== Do this ==
Output exactly the lines from the first line of the records below through the line containing "174.4, 174.3, 174.2, 153.3, 153.0];", both included, leaving out any pictures.

++++

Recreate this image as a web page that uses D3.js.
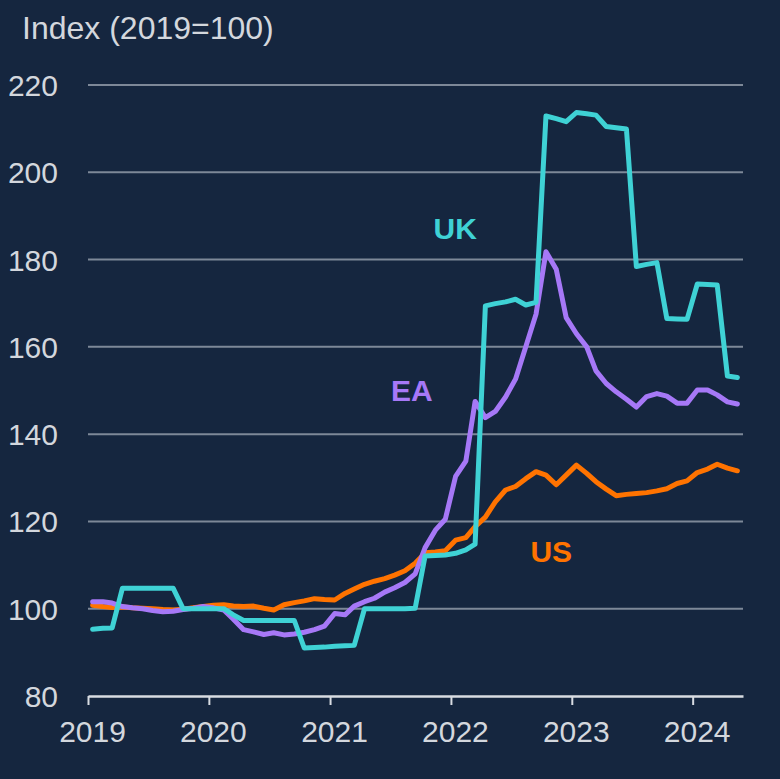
<!DOCTYPE html>
<html>
<head>
<meta charset="utf-8">
<script src="https://cdn.jsdelivr.net/npm/d3@7"></script>
<style>
  html, body { margin: 0; padding: 0; background: #15263f; }
  text { font-family: "Liberation Sans", Arial, sans-serif; }
</style>
</head>
<body>
<div id="my_dataviz"></div>
<script>

// monthly values, Jan 2019 - May 2024 (Index 2019=100)
var ukValues = [95.3, 95.5, 95.6, 104.7, 104.7, 104.7, 104.7, 104.7, 104.7, 100.0, 100.0, 100.0,
    100.0, 100.0, 98.6, 97.3, 97.3, 97.3, 97.3, 97.3, 97.3, 91.0, 91.1, 91.2,
    91.4, 91.5, 91.6, 100.0, 100.0, 100.0, 100.0, 100.0, 100.1, 112.1, 112.2, 112.3,
    112.7, 113.5, 114.8, 169.4, 169.9, 170.3, 170.9, 169.6, 170.2, 212.9, 212.3, 211.6,
    213.7, 213.4, 213.1, 210.5, 210.2, 209.9, 178.4, 178.9, 179.3, 166.5, 166.4, 166.3,
    174.4, 174.3, 174.2, 153.3, 153.0];

var eaValues = [101.6, 101.6, 101.3, 100.5, 100.2, 100.0, 99.6, 99.3, 99.4, 99.8, 100.1, 100.5,
    100.2, 99.7, 97.6, 95.2, 94.7, 94.1, 94.5, 94.0, 94.2, 94.6, 95.2, 96.0,
    98.9, 98.6, 100.6, 101.6, 102.4, 103.8, 104.8, 106.0, 108.0, 114.0, 118.0, 120.5,
    130.3, 133.8, 147.5, 143.8, 145.2, 148.5, 152.6, 160.0, 167.5, 181.8, 177.8, 166.7,
    163.0, 160.0, 154.5, 151.6, 149.7, 148.0, 146.2, 148.6, 149.3, 148.7, 147.1, 147.1,
    150.1, 150.1, 149.0, 147.4, 146.9];

var usValues = [100.8, 100.5, 100.3, 100.4, 100.2, 100.1, 100.0, 99.8, 99.7, 99.9, 100.2, 100.5,
    100.8, 100.9, 100.6, 100.5, 100.6, 100.1, 99.7, 100.9, 101.4, 101.8, 102.3, 102.1,
    102.0, 103.5, 104.5, 105.6, 106.3, 106.9, 107.7, 108.7, 110.4, 112.8, 113.0, 113.3,
    115.7, 116.3, 118.8, 121.0, 124.5, 127.2, 128.0, 129.8, 131.4, 130.6, 128.4, 130.6,
    132.9, 131.0, 129.1, 127.4, 125.9, 126.2, 126.4, 126.6, 127.0, 127.5, 128.7, 129.3,
    131.2, 132.0, 133.1, 132.2, 131.6];

var yearTicks = [2019, 2020, 2021, 2022, 2023, 2024];
var valueTicks = [80, 100, 120, 140, 160, 180, 200, 220];

var seriesNames = ["US", "EA", "UK"];
var seriesColors = {"UK": "#3fd2d5", "EA": "#a678f7", "US": "#ff7300"};

// months plotted mid-month
var months = d3.timeMonth.range(new Date(2019, 0, 1), new Date(2024, 5, 1))
    .map(function(d) { return new Date(d.getFullYear(), d.getMonth(), 15); });

function toSeries(values) {
    return values.map(function(v, i) { return {date: months[i], value: v}; });
}

var series = {
    "UK": toSeries(ukValues),
    "EA": toSeries(eaValues),
    "US": toSeries(usValues)
};

var W = 780, H = 779;
var margin = {top: 85, right: 37, bottom: 83, left: 88},
    width = W - margin.left - margin.right,
    height = H - margin.top - margin.bottom;

var svg = d3.select("#my_dataviz")
    .append("svg")
        .attr("width", W)
        .attr("height", H);

svg.append("rect")
    .attr("width", W)
    .attr("height", H)
    .attr("fill", "#15263f");

var g = svg.append("g")
    .attr("transform", "translate(" + margin.left + "," + margin.top + ")");

var x = d3.scaleTime()
    .domain([new Date(2019, 0, 1), new Date(2024, 5, 1)])
    .range([0, width]);

var y = d3.scaleLinear()
    .domain([80, 220])
    .range([height, 0]);

// gridlines
g.append("g")
    .selectAll("line")
    .data(valueTicks.filter(function(d) { return d > 80; }))
    .enter()
    .append("line")
        .attr("x1", 0)
        .attr("x2", width)
        .attr("y1", function(d) { return y(d); })
        .attr("y2", function(d) { return y(d); })
        .attr("stroke", "#7d8898")
        .attr("stroke-width", 2);

// Y axis labels
var yAxis = g.append("g")
    .call(d3.axisLeft(y).tickValues(valueTicks).tickSize(0).tickPadding(30));
yAxis.select(".domain").remove();
yAxis.selectAll("text")
    .attr("fill", "#d3d7dd")
    .style("font-size", "30px")
    .attr("dy", "0.35em");

// X axis
var xAxis = g.append("g")
    .attr("transform", "translate(0," + height + ")")
    .call(d3.axisBottom(x)
        .tickValues(yearTicks.map(function(d) { return new Date(d, 0, 1); }))
        .tickFormat(d3.timeFormat("%Y"))
        .tickSize(9)
        .tickSizeOuter(0)
        .tickPadding(16));
xAxis.select(".domain")
    .attr("stroke", "#d8dce2")
    .attr("stroke-width", 2.5);
xAxis.selectAll(".tick line")
    .attr("stroke", "#d8dce2")
    .attr("stroke-width", 2);
xAxis.selectAll("text")
    .attr("fill", "#d3d7dd")
    .attr("dx", 4)
    .style("font-size", "30px");

// axis title
svg.append("text")
    .attr("x", 22)
    .attr("y", 39)
    .attr("fill", "#d3d7dd")
    .style("font-size", "32px")
    .text("Index (2019=100)");

// lines
var line = d3.line()
    .x(function(d) { return x(d.date); })
    .y(function(d) { return y(d.value); });

seriesNames.forEach(function(name) {
    g.append("path")
        .datum(series[name])
        .attr("fill", "none")
        .attr("stroke", seriesColors[name])
        .attr("stroke-width", 5)
        .attr("stroke-linejoin", "round")
        .attr("stroke-linecap", "round")
        .attr("d", line);
});

// series labels
var labels = [
    {name: "UK", date: new Date(2022, 0, 14), value: 184.6},
    {name: "EA", date: new Date(2021, 8, 5), value: 147.7},
    {name: "US", date: new Date(2022, 9, 31), value: 110.8}
];

g.selectAll(".series-label")
    .data(labels)
    .enter()
    .append("text")
        .attr("class", "series-label")
        .attr("x", function(d) { return x(d.date); })
        .attr("y", function(d) { return y(d.value); })
        .attr("text-anchor", "middle")
        .attr("fill", function(d) { return seriesColors[d.name]; })
        .style("font-size", "30px")
        .style("font-weight", "bold")
        .text(function(d) { return d.name; });

</script>
</body>
</html>
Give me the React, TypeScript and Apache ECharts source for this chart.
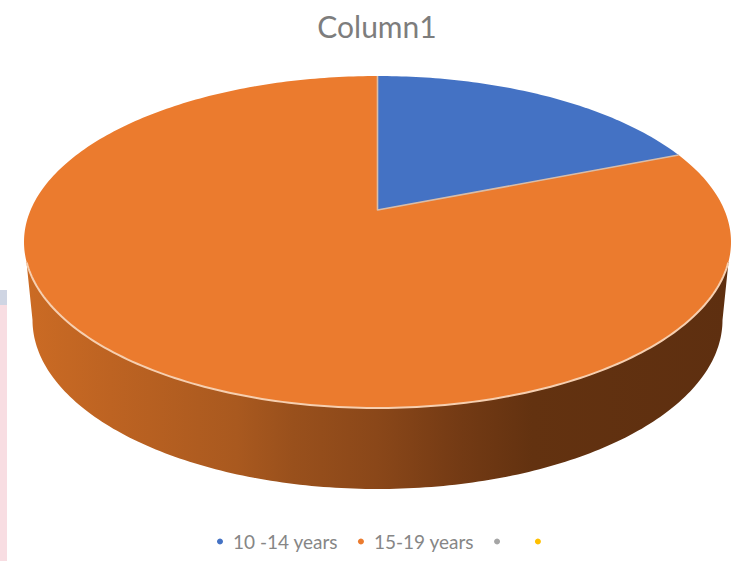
import React, { useEffect, useRef } from "react";
import * as echarts from "echarts";

const categories = ["10 -14 years", "15-19 years", "\u00a0", "\u00a0\u00a0"];
const shares = [19, 81, 0, 0];
const palette = ["#4472c4", "#eb7b2e", "#a5a5a5", "#ffc000"];
const wallStops = [
  [0, "#cb6b24"],
  [0.12, "#bd6322"],
  [0.3, "#a9591f"],
  [0.38, "#99501c"],
  [0.5, "#8a4719"],
  [0.62, "#733a14"],
  [0.72, "#633210"],
  [1, "#5e2f10"],
];

// Tilted disc: top face projected with perspective, so the hub sits above the ellipse centre.
const topFace = { cx: 377.5, top: 76, hub: 210, bottom: 408, halfWidth: 353.5 };
const baseRim = { cx: 377.5, cy: 320, rx: 345, ry: 169 };

const persp = (topFace.top + topFace.bottom - 2 * topFace.hub) / (topFace.bottom - topFace.top);
const slope = topFace.top * (1 + persp) - topFace.hub;
const spread = topFace.halfWidth * Math.sqrt(1 - persp * persp);

// Maps a clockwise angle from twelve o'clock onto the rim of the top face.
const rimPoint = (angle: number) => {
  const s = Math.sin(angle);
  const c = Math.cos(angle);
  const w = 1 + persp * c;
  return [topFace.cx + (spread * s) / w, (topFace.hub + slope * c) / w];
};

const sweep = (from: number, to: number) => {
  const steps = Math.max(2, Math.ceil(Math.abs(to - from) * 60));
  const pts: number[][] = [];
  for (let i = 0; i <= steps; i++) pts.push(rimPoint(from + ((to - from) * i) / steps));
  return pts;
};

const total = shares.reduce((a, b) => a + b, 0);
const startOf = (index: number) =>
  (shares.slice(0, index).reduce((a, b) => a + b, 0) / total) * Math.PI * 2;

const wallPoints = () => {
  const pts: number[][] = [[topFace.cx - topFace.halfWidth + 2.5, 262]];
  for (let i = 0; i <= 180; i++) {
    const a = Math.PI - (Math.PI * i) / 180;
    pts.push([baseRim.cx + baseRim.rx * Math.cos(a), baseRim.cy + baseRim.ry * Math.sin(a)]);
  }
  pts.push([topFace.cx + topFace.halfWidth - 2.5, 262]);
  return pts;
};

const sliceSeries = categories.map((name, index) => ({
  type: "custom",
  name,
  coordinateSystem: "none",
  silent: true,
  itemStyle: { color: palette[index] },
  data: [shares[index]],
  z: index === 1 ? 2 : 3,
  renderItem: () => {
    if (!shares[index]) return { type: "group", children: [] };
    const start = startOf(index);
    const end = start + (shares[index] / total) * Math.PI * 2;
    const hub = [topFace.cx, topFace.hub];
    const wedge = {
      type: "polygon",
      shape: { points: [hub, ...sweep(start, end)] },
      style: { fill: palette[index] },
    };
    if (index !== 1) {
      // Pale seams along both straight edges of the slice.
      return {
        type: "group",
        children: [
          wedge,
          {
            type: "polyline",
            shape: { points: [rimPoint(start), hub, rimPoint(end)] },
            style: { fill: "none", stroke: "#d9bda8", lineWidth: 1.6, lineJoin: "round" },
          },
        ],
      };
    }
    return {
      type: "group",
      children: [
        {
          type: "polygon",
          shape: { points: wallPoints() },
          style: {
            fill: new echarts.graphic.LinearGradient(
              0,
              0,
              1,
              0,
              wallStops.map(([offset, color]) => ({ offset, color })) as any
            ),
          },
        },
        wedge,
        {
          // Light catches only the front lip of the disc.
          type: "polyline",
          shape: { points: sweep(Math.PI * 0.6, Math.PI * 1.4) },
          style: { fill: "none", stroke: "#f6cfb0", lineWidth: 2 },
        },
      ],
    };
  },
}));

export default function App() {
  const ref = useRef<HTMLDivElement>(null);
  useEffect(() => {
    const chart = echarts.init(ref.current!, null, { renderer: "svg" });
    chart.setOption({
      animation: false,
      backgroundColor: "#ffffff",
      title: {
        text: "Column1",
        left: 372,
        top: 6,
        textAlign: "center",
        textStyle: { fontFamily: "Lato", fontSize: 30, fontWeight: 400, color: "#7d7d7d" },
      },
      legend: {
        data: categories.map((name) => ({ name, icon: "circle" })),
        left: 212,
        top: 527,
        itemWidth: 6,
        itemHeight: 6,
        itemGap: 20,
        textStyle: { fontFamily: "Lato", fontSize: 19, color: "#868686", padding: [0, 0, 0, 5] },
        selectedMode: false,
      },
      graphic: [
        { type: "rect", shape: { x: 0, y: 290, width: 7, height: 15 }, style: { fill: "#cfd5e3" } },
        { type: "rect", shape: { x: 0, y: 305, width: 7, height: 256 }, style: { fill: "#f8dde2" } },
      ],
      series: sliceSeries,
    });
    return () => chart.dispose();
  }, []);
  return (
    <div
      ref={ref}
      style={{ position: "absolute", left: 0, top: 0, width: 754, height: 561 }}
    />
  );
}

++++

== In response ==
Recreate this image as a web page that uses D3.js.
<!DOCTYPE html>
<html>
<head>
<meta charset="utf-8">
<script src="https://cdn.jsdelivr.net/npm/d3@7"></script>
<style>
  html, body { margin: 0; padding: 0; background: #15263f; }
  text { font-family: "Liberation Sans", Arial, sans-serif; }
</style>
</head>
<body>
<div id="my_dataviz"></div>
<script>

// monthly values, Jan 2019 - May 2024 (Index 2019=100)
var ukValues = [95.3, 95.5, 95.6, 104.7, 104.7, 104.7, 104.7, 104.7, 104.7, 100.0, 100.0, 100.0,
    100.0, 100.0, 98.6, 97.3, 97.3, 97.3, 97.3, 97.3, 97.3, 91.0, 91.1, 91.2,
    91.4, 91.5, 91.6, 100.0, 100.0, 100.0, 100.0, 100.0, 100.1, 112.1, 112.2, 112.3,
    112.7, 113.5, 114.8, 169.4, 169.9, 170.3, 170.9, 169.6, 170.2, 212.9, 212.3, 211.6,
    213.7, 213.4, 213.1, 210.5, 210.2, 209.9, 178.4, 178.9, 179.3, 166.5, 166.4, 166.3,
    174.4, 174.3, 174.2, 153.3, 153.0];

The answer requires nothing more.